The docuseries’ presentation is part scripted drama, part documentary-style interview. There are the locusts and the sea-parting and all the greatest hits from the Bible, the Qur’an, and the Torah. Moses’ famous line, “Let my people go,” is in there — and it is challenged.

At one point in the sneak peek, Moses even drops and breaks the stone tablets, sort of like Mel Brooks in “History of the World, Part I.” (OK, so it’s not exactly the same: Netflix’s Moses was meant to do it, and he never had a third tablet.) We even hear the voice of God in the trailer, and we’re not talking about the “In a world…” guy.

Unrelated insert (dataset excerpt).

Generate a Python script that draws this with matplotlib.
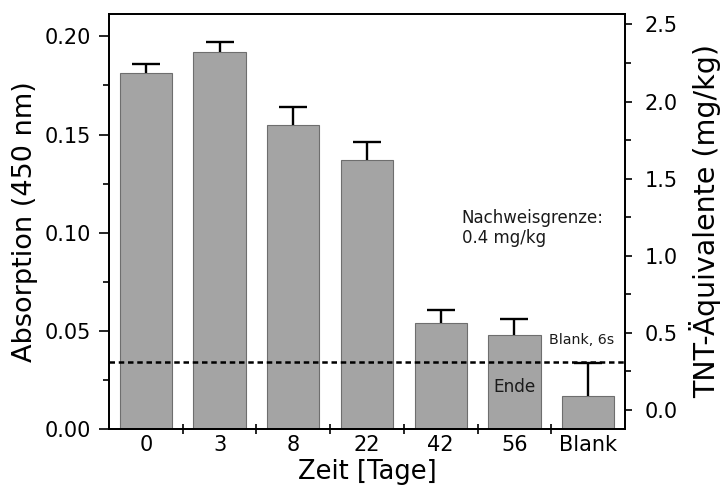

Each of the three “Testament: The Story of Moses” installments, directed by Benjamin Ross, has an 80-minute runtime. Executive producers are Emre Sahin, Kelly McPherson, Sarah Wetherbee, Fikret Manoglu, Brian Nelson, and Sam Anzel.

Watch the trailer here:

Faith-based programming is big business these days. Beyond “Sound of Freedom,” other recent successes in the space include “The Chosen” and “Ordinary Angels.” The latter is an inspiring film in theaters now starring Alan Ritchson and Hilary Swank; read IndieWire’s review by David Erlich here. “The Chosen” is actually a four-season TV show about Jesus that Fathom Events repurposed for theaters.

Netflix has occasionally dabbled into scripture-based content before. There was the one-and-done series “Messiah,” for example, as well as programs with religion at their core, like “Unorthodox.”